Anyone wandering the back streets near Omiya Station at 7:20 a.m. on Sunday, June 2, might have passed a particular office building, unremarkable except for two African men standing on a 2nd floor balcony, rope in hand, lowering a car-sized Ugo (eagle) costume down to the parking lot. One of them was Tony Ikeotuonye, chairman of the Anambra State Union, one of Japan's two largest Nigerian immigrant civic associations. He had slept lightly and awoken at 6 to begin loading costumes into a Nippon Rent-a-Truck, a process culminating in the curious scene that greeted passersby that morning in Saitama.

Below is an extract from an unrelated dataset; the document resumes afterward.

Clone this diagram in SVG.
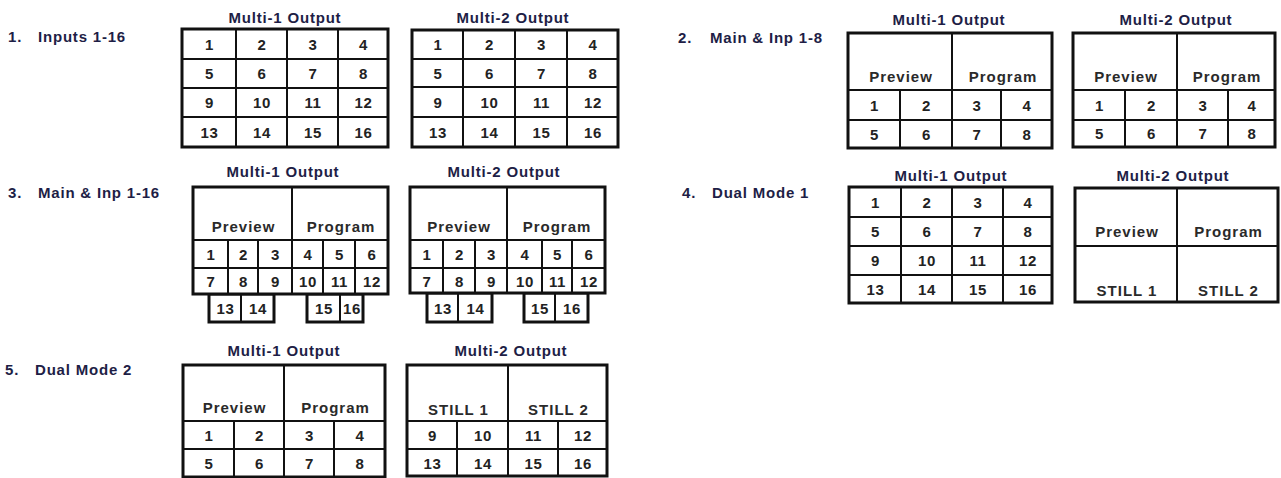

This was the unglamorous prelude to an African masquerade performance more than two years in the making. Ikeotuonye and the costumes were expected in Yokohama by 10 at Africa Fair, the public face of the Tokyo International Conference on African Development (TICAD). They were to take the stage at noon, and theirs would be the sole scheduled event representing the diaspora that links Japan to Africa.
For Ikeotuonye, it was gratifying to find himself only 70 km and a few hours away from showtime. The idea of establishing a masquerade troupe in Japan had initially provoked a great deal of skepticism among his constituents. Since then, much time and money had been spent, and odds defied, to make this ambitious aspiration a reality.